In Matthew’s usage, “fulfill” has a fuller sense (if you’ll pardon the expression) than just the Micah 5:2//Matthew 2:5-6 predictive prophecy usage. For example, the Hosea 11//Matthew 2 usage is real fulfillment, but it’s not predictive prophecy. The Hosea passage is not a prediction of the future Messiah, but a reflection on Israel’s history: “When Israel was a child, I loved him, and out of Egypt I called My son.”
The original sense in Hosea is critical to Matthew’s meaning.
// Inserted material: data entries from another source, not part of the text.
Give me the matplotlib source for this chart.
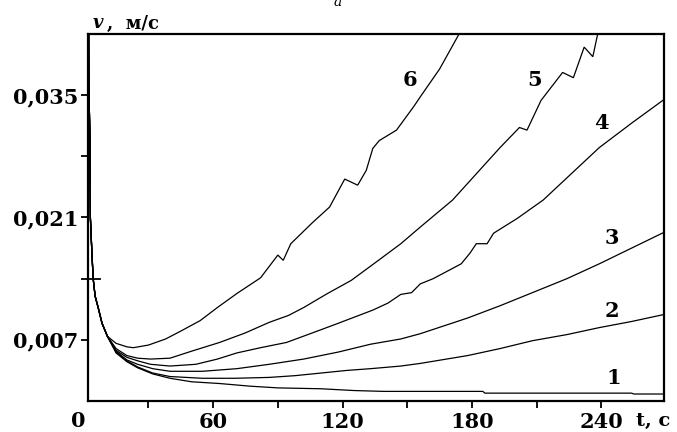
import matplotlib
matplotlib.use("Agg")
import matplotlib.pyplot as plt

# ---- data ----
t_start = [2.0, 2.4, 2.9, 3.1, 3.8, 4.4, 5.3, 6.7, 8.5, 11.0]
v_start = [0.060, 0.036, 0.030, 0.021, 0.017, 0.014, 0.012, 0.0107, 0.0089, 0.0074]

t1 = [15, 20, 25, 32, 40, 50, 63, 77, 90, 110, 125, 139, 185, 186, 254, 255, 269]
v1 = [0.0055, 0.0045, 0.0038, 0.0031, 0.0026, 0.0022, 0.0020, 0.0017, 0.0015,
      0.0014, 0.0012, 0.0011, 0.0011, 0.0009, 0.0009, 0.0008, 0.0008]

t2 = [15, 20, 25, 32, 40, 55, 70, 86, 98, 110, 122, 133, 147, 156, 178, 193,
      208, 224, 239, 254, 269]
v2 = [0.0056, 0.0046, 0.0039, 0.0032, 0.0028, 0.0026, 0.0026, 0.0027, 0.0029,
      0.0032, 0.0035, 0.0037, 0.0040, 0.0043, 0.0052, 0.0060, 0.0069, 0.0076,
      0.0084, 0.0091, 0.0099]

t3 = [15, 20, 25, 32, 40, 55, 71, 86, 102, 118, 133, 147, 156, 178, 193, 208,
      224, 239, 254, 269]
v3 = [0.0057, 0.0047, 0.0042, 0.0037, 0.0034, 0.0034, 0.0037, 0.0042, 0.0048,
      0.0056, 0.0065, 0.0071, 0.0077, 0.0095, 0.0109, 0.0124, 0.0140, 0.0157,
      0.0175, 0.0193]

t4 = [15, 20, 25, 31, 40, 52, 62, 71, 82, 94, 105, 117, 134, 141, 147, 152,
      156, 162, 175, 179, 182, 187, 190, 201, 213, 226, 239, 254, 269]
v4 = [0.0058, 0.0050, 0.0046, 0.0042, 0.0040, 0.0042, 0.0048, 0.0055, 0.0061,
      0.0067, 0.0077, 0.0088, 0.0104, 0.0112, 0.0122, 0.0124, 0.0134, 0.0140,
      0.0157, 0.0169, 0.0180, 0.0180, 0.0192, 0.0209, 0.0230, 0.0260, 0.0290,
      0.0318, 0.0345]

t5 = [15, 20, 25, 31, 40, 50, 63, 75, 86, 95, 102, 113, 124, 135, 147, 156,
      171, 182, 193, 202, 205.5, 212, 222, 227, 232, 236, 240]
v5 = [0.0060, 0.0052, 0.0049, 0.0048, 0.0049, 0.0057, 0.0067, 0.0078, 0.0090,
      0.0098, 0.0107, 0.0123, 0.0138, 0.0158, 0.0180, 0.0199, 0.0230, 0.0260,
      0.0290, 0.0313, 0.0310, 0.0344, 0.0376, 0.0370, 0.0405, 0.0394, 0.0440]

t6 = [15, 20, 23, 30, 38, 45, 54, 62, 71, 82, 90, 92.5, 96, 106, 114, 121,
      127, 131, 134, 137, 145, 153, 156, 165, 174, 178]
v6 = [0.0066, 0.0062, 0.0061, 0.0064, 0.0071, 0.0080, 0.0092, 0.0107, 0.0123,
      0.0141, 0.0167, 0.0161, 0.0180, 0.0204, 0.0222, 0.0254, 0.0247, 0.0264,
      0.0289, 0.0298, 0.0310, 0.0337, 0.0348, 0.0380, 0.0420, 0.0445]

curves = [(t1, v1), (t2, v2), (t3, v3), (t4, v4), (t5, v5), (t6, v6)]

labels = ["1", "2", "3", "4", "5", "6"]
label_t = [245.5, 245, 245, 240, 209, 151]
label_v = [0.0026, 0.0103, 0.0187, 0.0318, 0.0367, 0.0367]

y_ticks = [0.007, 0.014, 0.021, 0.028, 0.035]
y_ticklabels = ["0,007", "", "0,021", "", "0,035"]
x_ticks = [30, 60, 90, 120, 150, 180, 210, 240]
x_ticklabels = ["", "60", "", "120", "", "180", "", "240"]

# ---- figure ----
W, H = 677, 432
fig = plt.figure(figsize=(W / 100, H / 100), dpi=100)
ax = fig.add_axes([88 / W, (H - 401) / H, (664 - 88) / W, (401 - 34) / H])

font = dict(family="DejaVu Serif", fontweight="bold")

for t, v in curves:
    ax.plot(t_start + t, v_start + v, color="black", lw=0.9, solid_joinstyle="miter")

for lab, lt, lv in zip(labels, label_t, label_v):
    ax.text(lt, lv, lab, ha="center", va="center", fontsize=15, **font)

ax.set_xlim(2.0, 269)
ax.set_ylim(0, 0.042)

ax.set_yticks(y_ticks)
ax.set_yticklabels(y_ticklabels, fontsize=15, **font)
ax.set_xticks(x_ticks)
ax.set_xticklabels(x_ticklabels, fontsize=15, **font)
ax.tick_params(axis="both", direction="out", length=5, width=1.3, pad=2, color="black")
ax.tick_params(axis="x", pad=3)
# the 0.014 tick crosses the spine
ax.plot([2.0, 7.5], [0.014, 0.014], color="black", lw=1.3, clip_on=False)

for s in ax.spines.values():
    s.set_linewidth(1.6)
    s.set_color("black")

# origin label and axis titles
fig.text(78 / W, 1 - 421 / H, "0", ha="center", va="center", fontsize=15, **font)
fig.text(93 / W, 1 - 23 / H, "v", ha="left", va="center", fontsize=13,
         family="DejaVu Serif", fontweight="bold", fontstyle="italic")
fig.text(107 / W, 1 - 24 / H, ",  м/с", ha="left", va="center", fontsize=13, **font)
fig.text(653 / W, 1 - 421 / H, "t, c", ha="center", va="center", fontsize=14, **font)
fig.text(338 / W, 0.995, "a", ha="center", va="center", fontsize=10,
         family="DejaVu Serif", fontstyle="italic")

fig.savefig("out.png", dpi=100)
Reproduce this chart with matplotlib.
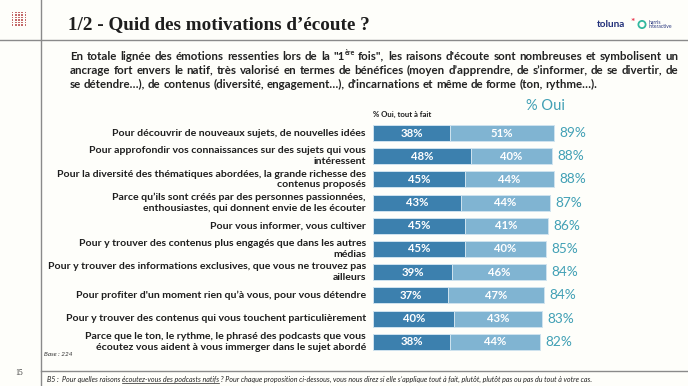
import math
import matplotlib
matplotlib.use("Agg")
import matplotlib.pyplot as plt
from matplotlib.patches import Rectangle, Circle
from matplotlib.font_manager import FontProperties
import numpy as np

# ---------------- data ----------------
categories = [
    "Pour découvrir de nouveaux sujets, de nouvelles idées",
    "Pour approfondir vos connaissances sur des sujets qui vous\nintéressent",
    "Pour la diversité des thématiques abordées, la grande richesse des\ncontenus proposés",
    "Parce qu\u2019ils sont créés par des personnes passionnées,\nenthousiastes, qui donnent envie de les écouter",
    "Pour vous informer, vous cultiver",
    "Pour y trouver des contenus plus engagés que dans les autres\nmédias",
    "Pour y trouver des informations exclusives, que vous ne trouvez pas\nailleurs",
    "Pour profiter d'un moment rien qu\u2019à vous, pour vous détendre",
    "Pour y trouver des contenus qui vous touchent particulièrement",
    "Parce que le ton, le rythme, le phrasé des podcasts que vous\nécoutez vous aident à vous immerger dans le sujet abordé",
]
tout_a_fait = [38, 48, 45, 43, 45, 45, 39, 37, 40, 38]
plutot = [51, 40, 44, 44, 41, 40, 46, 47, 43, 44]
total_oui = [89, 88, 88, 87, 86, 85, 84, 84, 83, 82]

title = "1/2 - Quid des motivations d\u2019écoute ?"
para_lines = [
    'En totale lignée des émotions ressenties lors de la "1^ère fois", les raisons d\'écoute sont nombreuses et symbolisent un',
    "ancrage fort envers le natif, très valorisé en termes de bénéfices (moyen d\u2019apprendre, de s\u2019informer, de se divertir, de",
    "se détendre\u2026), de contenus (diversité, engagement\u2026), d'incarnations et même de forme (ton, rythme\u2026).",
]
header_total = "% Oui"
header_dark = "% Oui, tout à fait"
base_txt = "Base : 224"
page_no = "15"
footer_parts = [("B5 :  Pour quelles raisons ", False),
                ("écoutez-vous des podcasts natifs", True),
                (" ? Pour chaque proposition ci-dessous, vous nous direz si elle s\u2019applique tout à fait, plutôt, plutôt pas ou pas du tout à votre cas.", False)]

# ---------------- style ----------------
BG = "#fefefa"
DARK = "#3c80ae"
LIGHT = "#80b4d2"
TEAL = "#41a0b5"
TXT = "#1e1e1e"
SANS = ["Lato", "DejaVu Sans"]
SERIF = ["Liberation Serif", "DejaVu Serif"]

W, H = 688, 386
fig = plt.figure(figsize=(W / 100, H / 100), dpi=100, facecolor=BG)
ov = fig.add_axes([0, 0, 1, 1])
ov.set_xlim(0, W)
ov.set_ylim(H, 0)
ov.axis("off")
R = fig.canvas.get_renderer()


def nb(s):
    return s.replace(" ", "\u00a0")


def measure(txt, **kw):
    t = ov.text(0, 0, txt, **kw)
    w = t.get_window_extent(renderer=R).width
    t.remove()
    return w


def snapped_y(txt, fs, Y):
    # place the glyph baseline exactly on pixel row Y (Agg bitmap placement)
    fp = FontProperties(family=SANS, weight="bold", size=fs)
    _, hh, dd = R.get_text_width_height_descent(txt, fp, ismath=False)
    return Y + math.floor(hh) - math.floor(hh - dd) - dd


def fit_size(txt, target, base=10, **kw):
    return base * target / measure(txt, fontsize=base, **kw)


# frame lines
ov.plot([41, 41], [0, H], color="#8a8a8a", lw=1.0)
ov.plot([0, W], [40, 40], color="#8a8a8a", lw=1.0)
ov.plot([41, W], [371, 371], color="#8a8a8a", lw=1.0)

# top-left icon (grid of small squares)
for cx in np.linspace(12.5, 25.5, 5):
    for cy in np.linspace(12.5, 25, 6):
        ov.add_patch(Rectangle((cx - 0.9, cy - 0.9), 1.8, 1.8, color="#c46a6a", lw=0))

# title
fs_title = fit_size(title, 302, family=SERIF, weight="bold")
ov.text(68, 25, title, family=SERIF, weight="bold", fontsize=fs_title, color=TXT,
        ha="left", va="center")

# logo
ov.text(597, 24.5, "toluna", family=SANS, weight="bold", fontsize=7.2, color="#22307a",
        ha="left", va="center")
ov.text(630.5, 22.5, "*", family=SANS, weight="bold", fontsize=7.5, color="#e8334a",
        ha="left", va="center")
ov.add_patch(Circle((642, 24.5), 3.6, fill=False, ec="#33b8a0", lw=1.3))
ov.text(648.5, 24.5, "harris\ninteractive", family=SANS, fontsize=3.6, color="#22307a",
        ha="left", va="center", linespacing=0.95)

# paragraph (justified, word by word, baseline-snapped)
PKW = dict(family=SANS, weight="bold", color="#222222")
SUP = 0.62


def parse_words(line):
    words = []
    for w in line.split(" "):
        if "^" in w:
            a, b = w.split("^")
            words.append([(a, False), (b, True)])
        else:
            words.append([(w, False)])
    return words


def word_width(word, fs):
    return sum(measure(s, fontsize=fs * (SUP if sup else 1), **PKW) for s, sup in word if s)


base_fs = 10
w_nat = max(measure(nb(para_lines[0].replace("^", "")), fontsize=base_fs, **PKW),
            measure(nb(para_lines[1]), fontsize=base_fs, **PKW))
fs_p = base_fs * 602 / w_nat
space_w = measure("a\u00a0a", fontsize=fs_p, **PKW) - measure("aa", fontsize=fs_p, **PKW)
x0p, x1p = 70, 678
baselines = [60, 74, 88]
for li, line in enumerate(para_lines):
    words = parse_words(line)
    widths = [word_width(w, fs_p) for w in words]
    if li < len(para_lines) - 1:
        gap = (x1p - x0p - sum(widths)) / (len(words) - 1)
    else:
        gap = space_w
    x = x0p
    for w, ww in zip(words, widths):
        xx = x
        for s, sup in w:
            f = fs_p * (SUP if sup else 1)
            Y = baselines[li] - (round(fs_p * 0.55) if sup else 0)
            ov.text(xx, snapped_y(s, f, Y), s, fontsize=f, ha="left", va="baseline", **PKW)
            xx += measure(s, fontsize=f, **PKW)
        x += ww + gap

# ---------------- bars ----------------
n = len(categories)
px_per_pct = 2.035
row_h = 23.2
top_c = 133
bx_left, bx_w = 373, 100 * px_per_pct
bx_top = top_c - row_h / 2
bx_bot = top_c + row_h * (n - 1) + row_h / 2
bx = fig.add_axes([bx_left / W, 1 - bx_bot / H, bx_w / W, (bx_bot - bx_top) / H])
bx.set_xlim(0, 100)
bx.set_ylim(n - 0.5, -0.5)
bx.axis("off")
bx.patch.set_alpha(0)

y = np.arange(n)
d = np.array(tout_a_fait)
p = np.array(plutot)
bx.barh(y, d, height=0.69, color=DARK, edgecolor="#cfe3ef", linewidth=0.7)
bx.barh(y, p, left=d, height=0.69, color=LIGHT, edgecolor="#cfe3ef", linewidth=0.7)

for i in range(n):
    bx.text(d[i] / 2, i, f"{d[i]}%", color="white", fontsize=8.2, family=SANS,
            weight="bold", ha="center", va="center")
    bx.text(d[i] + p[i] / 2, i, f"{p[i]}%", color="white", fontsize=8.2, family=SANS,
            weight="bold", ha="center", va="center")
    bx.annotate(f"{total_oui[i]}%", (d[i] + p[i], i), xytext=(4, 0),
                textcoords="offset points", color=TEAL, fontsize=9.8, family=SANS,
                ha="left", va="center")

# category labels
LKW = dict(family=SANS, weight="bold", color=TXT)
fs_l = fit_size(categories[2].split("\n")[0], 308, **LKW)
for i, lab in enumerate(categories):
    bx.text(-7 / px_per_pct, i, lab, fontsize=fs_l, ha="right", va="center",
            linespacing=1.25, clip_on=False, **LKW)

# headers
ov.text(373, 114, header_dark, family=SANS, weight="bold", fontsize=5.6, color=TXT,
        ha="left", va="center")
ov.text(545, 106.5, header_total, family=SANS, fontsize=10.5, color=TEAL,
        ha="center", va="center")

# base, page number, footer
ov.text(44, 356, base_txt, family=SANS, style="italic", fontsize=4.6, color="#333333",
        ha="left", va="baseline")
ov.text(15, 375, page_no, family=SERIF, fontsize=5.5, color="#333333", ha="left", va="baseline")

FKW = dict(family=SANS, style="italic", color="#222222")
full_footer = "".join(s for s, _ in footer_parts)
fs_f = fit_size(nb(full_footer), 543, **FKW)
xf = 47
yb = 382
for s, ul in footer_parts:
    ww = measure(nb(s), fontsize=fs_f, **FKW)
    ov.text(xf, yb, nb(s), fontsize=fs_f, ha="left", va="baseline", **FKW)
    if ul:
        ov.plot([xf, xf + ww], [yb + 1.2, yb + 1.2], color="#222222", lw=0.5)
    xf += ww

fig.savefig("out.png", dpi=100, facecolor=BG)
Knowing that Israel is God’s son is necessary to understanding the points that Matthew is making: first, that Jesus is Israel (in a meaningful sense that Matthew will spend the whole book exploring), and second, that the land of Israel has become spiritual Egypt – a point that will be reinforced by John the Baptist when he calls the remnant out into the desert to pass through water.
We don’t want to read something into the text that isn’t there. At the same time, we don’t want to miss something that *is* there—and the NT shows us repeatedly that there’s a LOT more there than one might think at first glance. From Jesus Himself proving the resurrection by exegeting a verb tense in Genesis (Luke 20:37-38) to the fulfillments of the first few chapters of Matthew (1:22-23, 2:15, 17-18, 23) to the dizzying displays of Hebrews, the NT shows us a way of reading the OT that we wouldn’t have come up with on our own. It had to be revealed to us.
In conservative circles, we have gotten our hermeneutics from the Book of Nature (mostly as read by E. D. Hirsch), which is very useful as far as it goes. But God wrote two books–God’s Word and God’s world–and the Book of Scripture also has something to teach us about how to read well. We should not refuse to learn that set of lessons as well.